Una nota aparecida dos días atrás en este Diario informa que, si las elecciones generales adelantadas se celebrasen este año (tal y como plantean diversos sectores políticos con o sin presencia en el Congreso), 17 partidos podrían competir (un número de por sí bastante alto que ameritaría una reflexión aparte por los serios problemas que esta proliferación nos ha causado, sin ir más lejos, en el último proceso electoral). Trece de ellos porque tienen su inscripción vigente en el Registro de Organizaciones Políticas (ROP), y otros cuatro porque estarían por redondearla en los próximos días. Aparte de ello, existen otras once agrupaciones que llevan adelante el mismo esfuerzo, pero están un poco más lejos de la meta.
Entre los partidos que aspiran a culminar frente al ROP el proceso señalado hay, sin embargo, algunos que, más que inscribirse, lo que buscan es reinscribirse. Es decir, que, habiendo estado inscritos y aptos para participar en comicios de toda índole, tuvieron una pobre performance en las ánforas la última vez que lo hicieron y, de acuerdo con la legislación en vigor, perdieron esa condición.
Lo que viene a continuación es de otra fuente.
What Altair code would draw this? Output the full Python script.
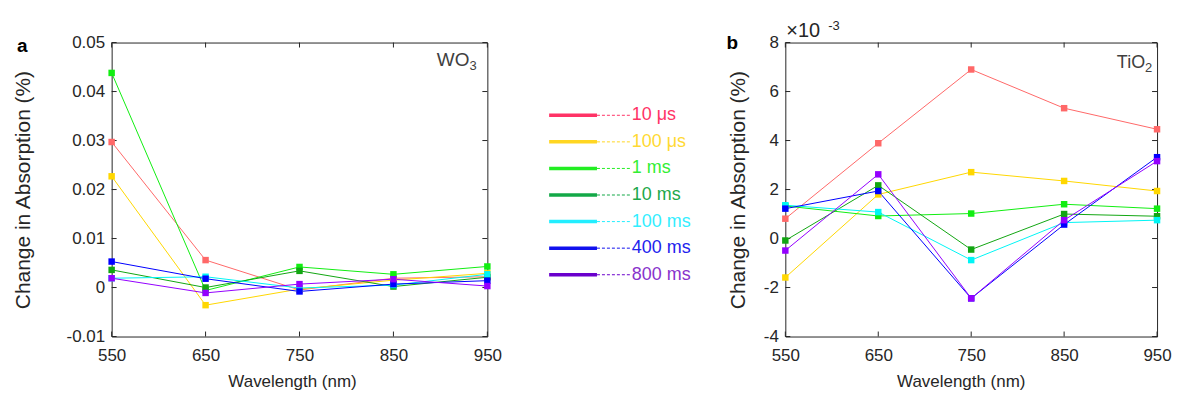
import altair as alt
import pandas as pd

wavelengths = [550, 650, 750, 850, 950]
series_names = ["10 μs", "100 μs", "1 ms", "10 ms", "100 ms", "400 ms", "800 ms"]

# Panel a: WO3, change in absorption (%)
wo3_10us = [0.0297, 0.0056, -0.0005, 0.0019, 0.0022]
wo3_100us = [0.0227, -0.0036, -0.0003, 0.0015, 0.0029]
wo3_1ms = [0.0438, -0.0006, 0.0042, 0.0027, 0.0043]
wo3_10ms = [0.0036, 0.0000, 0.0034, 0.0002, 0.0021]
wo3_100ms = [0.0019, 0.0022, -0.0001, 0.0005, 0.0027]
wo3_400ms = [0.0053, 0.0018, -0.0008, 0.0007, 0.0014]
wo3_800ms = [0.0019, -0.0011, 0.0007, 0.0017, 0.0003]

# Panel b: TiO2, change in absorption (x10^-3 %)
tio2_10us = [0.81, 3.89, 6.90, 5.32, 4.46]
tio2_100us = [-1.59, 1.80, 2.71, 2.35, 1.94]
tio2_1ms = [1.33, 0.92, 1.02, 1.40, 1.22]
tio2_10ms = [-0.08, 2.17, -0.45, 1.00, 0.91]
tio2_100ms = [1.36, 1.08, -0.88, 0.65, 0.75]
tio2_400ms = [1.22, 1.94, -2.44, 0.57, 3.32]
tio2_800ms = [-0.49, 2.62, -2.44, 0.75, 3.16]

wo3_ticks = [-0.01, 0, 0.01, 0.02, 0.03, 0.04, 0.05]
tio2_ticks = [-4, -2, 0, 2, 4, 6, 8]

plot_colors = ["#ff6868", "#ffd700", "#11ee11", "#12a612", "#00f5f5", "#0000ff", "#9400ff"]
legend_line_colors = ["#ff3366", "#ffd622", "#22ee22", "#13a847", "#22eeff", "#1111ee", "#6a00cc"]
legend_text_colors = ["#ff3366", "#ffd933", "#33ee33", "#1ca84a", "#33eeff", "#2222ee", "#8833cc"]

FONT = "Liberation Sans"
AX = "#262626"
W1, W2, H = 377, 373, 295


def long_df(series_lists):
    rows = []
    for name, vals in zip(series_names, series_lists):
        for w, v in zip(wavelengths, vals):
            rows.append({"series": name, "wavelength": w, "value": v})
    return pd.DataFrame(rows)


def panel(df, ydomain, yticks, W, title_pad, label_expr, xtitle_x):
    x_enc = alt.X("wavelength:Q",
                  scale=alt.Scale(domain=[550, 950], nice=False, zero=False),
                  axis=alt.Axis(values=wavelengths, title="Wavelength (nm)", labelPadding=11,
                                titlePadding=10, format="d", labelFlush=False, titleFontSize=17,
                                titleX=xtitle_x))
    y_enc = alt.Y("value:Q",
                  scale=alt.Scale(domain=ydomain, nice=False, zero=False),
                  axis=alt.Axis(values=yticks, title="Change in Absorption (%)", titleFontSize=21,
                                labelPadding=7, titlePadding=title_pad, labelExpr=label_expr,
                                labelFlush=False))
    col = alt.Color("series:N", scale=alt.Scale(domain=series_names, range=plot_colors), legend=None)
    lines = alt.Chart(df).mark_line(strokeWidth=1).encode(x=x_enc, y=y_enc, color=col, detail="series:N")
    pts = alt.Chart(df).mark_square(size=42, opacity=1, filled=True).encode(x=x_enc, y=y_enc, color=col)
    xt = pd.DataFrame({"wavelength": wavelengths})
    yt = pd.DataFrame({"value": yticks})
    tk = dict(color=AX, strokeWidth=1)
    t_bottom = alt.Chart(xt).mark_rule(**tk).encode(x=x_enc, y=alt.value(H - 5), y2=alt.value(H))
    t_top = alt.Chart(xt).mark_rule(**tk).encode(x=x_enc, y=alt.value(0), y2=alt.value(5))
    t_left = alt.Chart(yt).mark_rule(**tk).encode(y=y_enc, x=alt.value(0), x2=alt.value(5))
    t_right = alt.Chart(yt).mark_rule(**tk).encode(y=y_enc, x=alt.value(W - 5), x2=alt.value(W))
    return [t_bottom, t_top, t_left, t_right, lines, pts]


one = pd.DataFrame({"k": [0]})


def txt(s, x, y, size, color=AX, weight="normal", align="left", opacity=1.0):
    return alt.Chart(one).mark_text(text=s, font=FONT, fontSize=size, fontWeight=weight, color=color,
                                    align=align, baseline="alphabetic", opacity=opacity).encode(
        x=alt.value(x), y=alt.value(y))


wo3_df = long_df([wo3_10us, wo3_100us, wo3_1ms, wo3_10ms, wo3_100ms, wo3_400ms, wo3_800ms])
tio2_df = long_df([tio2_10us, tio2_100us, tio2_1ms, tio2_10ms, tio2_100ms, tio2_400ms, tio2_800ms])

left_layers = panel(wo3_df, [-0.01, 0.05], wo3_ticks, W1, 33,
                    "datum.value == 0 ? '0' : replace(format(datum.value, '.2f'), '\u2212', '-')", 181)
left = alt.layer(
    *left_layers,
    txt("WO", 359, 24, 19, color="#404040", align="right"),
    txt("3", 359, 28, 13, color="#404040"),
    txt("a", -95, 9, 19, color="#000000", weight="bold"),
    txt("-3", 0, -13, 13, opacity=0),
).properties(width=W1, height=H)

right_layers = panel(tio2_df, [-4, 8], tio2_ticks, W2, 15,
                     "replace(format(datum.value, 'd'), '\u2212', '-')", 176)
right = alt.layer(
    *right_layers,
    txt("TiO", 361, 26, 18, color="#404040", align="right"),
    txt("2", 361, 30, 13, color="#404040"),
    txt("b", -59, 6, 19, color="#000000", weight="bold"),
    txt("\u00d710", 1, -6, 20),
    txt("-3", 43, -13, 13),
).properties(width=W2, height=H)

leg_df = pd.DataFrame({"series": series_names})
y_leg = alt.Y("series:N", scale=alt.Scale(type="point", domain=series_names, range=[73, 233], padding=0),
              axis=None)
leg_line = alt.Color("series:N", scale=alt.Scale(domain=series_names, range=legend_line_colors), legend=None)
leg_text = alt.Color("series:N", scale=alt.Scale(domain=series_names, range=legend_text_colors), legend=None)
LW = 222
legend = alt.layer(
    alt.Chart(leg_df).mark_rule(strokeWidth=3.5).encode(x=alt.value(46), x2=alt.value(94), y=y_leg, color=leg_line),
    alt.Chart(leg_df).mark_rule(strokeWidth=1, strokeDash=[3, 2]).encode(x=alt.value(94), x2=alt.value(128), y=y_leg, color=leg_line),
    alt.Chart(leg_df).mark_text(align="left", baseline="middle", font=FONT, fontSize=18).encode(
        x=alt.value(129), y=y_leg, text="series:N", color=leg_text),
    txt("-3", 0, -13, 13, opacity=0),
).resolve_scale(color="independent").properties(width=LW, height=H, view=alt.ViewBackground(stroke="transparent"))

chart = alt.hconcat(left, legend, right, spacing=0).properties(
    padding={"left": 3, "top": 10, "right": 0, "bottom": 0}
).configure(font=FONT).configure_view(stroke=AX, strokeWidth=1).configure_axis(
    grid=False, ticks=False, domain=False, labelFont=FONT, titleFont=FONT, labelFontSize=17,
    titleFontSize=19, titleFontWeight="normal", labelColor=AX, titleColor=AX
)

chart.save("out.html", embed_options={"renderer": "svg", "actions": False})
Es cierto que algunos de ellos tienen reclamos pendientes –y, en varios casos, bien fundados– sobre el trato que les dispensaron las autoridades electorales en las elecciones del 2021, pero eso no agota la explicación del desapego que inspiraron en aquella oportunidad o en alguna otra en sus habituales votantes. Tal desapego, en realidad, tiene en esencia las mismas motivaciones que el rechazo que experimentan hoy de parte de la población los partidos que nunca salieron del ROP, pero se asoman a los próximos comicios con perspectivas poco alentadoras. A saber, la sensación de que la representación política que encarnan está viciada, ya sea porque no impulsan las iniciativas a las que se comprometieron durante la campaña o porque, a poco de haber iniciado el ejercicio de sus funciones, los candidatos que colocaron en el Legislativo o el Ejecutivo mostraron su entraña ventajista o corrupta.
No es de extrañar, por eso, que buena parte de las reformas que muchas voces (entre ellas, este Diario) conminaban al Congreso a discutir antes de convocar las siguientes elecciones tuviera por objeto atacar esos problemas. La idea general parecía o parece ser que, si los propios partidos no tenían la disposición para corregir esas, digamos, deficiencias, la normatividad electoral se encargaría de obligarlos. La eventual efectividad de una medida así es, por cierto, dudosa, pero con prescindencia del escepticismo que podían despertar, ahora parece que el calendario no dará para implementarla.
Esa circunstancia, no obstante, no impide la figura inversa. Esto es, que los propios partidos exhiban por una vez la vocación de enmendar tales problemas y, en lugar de esperar que la reforma les venga impuesta desde afuera, la hagan efectiva desde adentro. El razonamiento vale para todas las organizaciones políticas, pero especialmente para aquellas que ya perdieron una vez su inscripción. La importancia de operar esos cambios tendría que ser para ellas más que evidente.
Si se demanda, por ejemplo, que los sentenciados por terrorismo o corrupción no puedan postular a cargos de elección popular, ¿no pueden acaso los partidos establecer internamente ese filtro? Y si se considera conveniente exigir un mínimo nivel de instrucción en quienes vayan a formular las leyes o decidir los destinos del país por cinco años, ¿no podría correr la responsabilidad de establecer esa valla por cuenta de las agrupaciones que se aprestan a pedirle a la ciudadanía el voto para esas personas?
La catadura moral de los eventuales postulantes a la presidencia o al Parlamento, por otra parte, muchas veces es conocida de antemano por quienes los rodean en sus organizaciones de origen sin que ello sea impedimento para que estas les extiendan su respaldo… Y luego, una vez producido lo que era fácil de anticipar, traten de desentenderse de lo ocurrido.
La lista de las precauciones susceptibles de ser adoptadas internamente por los partidos es más larga, pero lo que importa destacar aquí es la reflexión general: la reinscripción debería ser para las agrupaciones que pasan por ella una ocasión de reforma, pues, de lo contrario, es probable que pronto las veamos otra vez en el mismo trance por el que hoy atraviesan.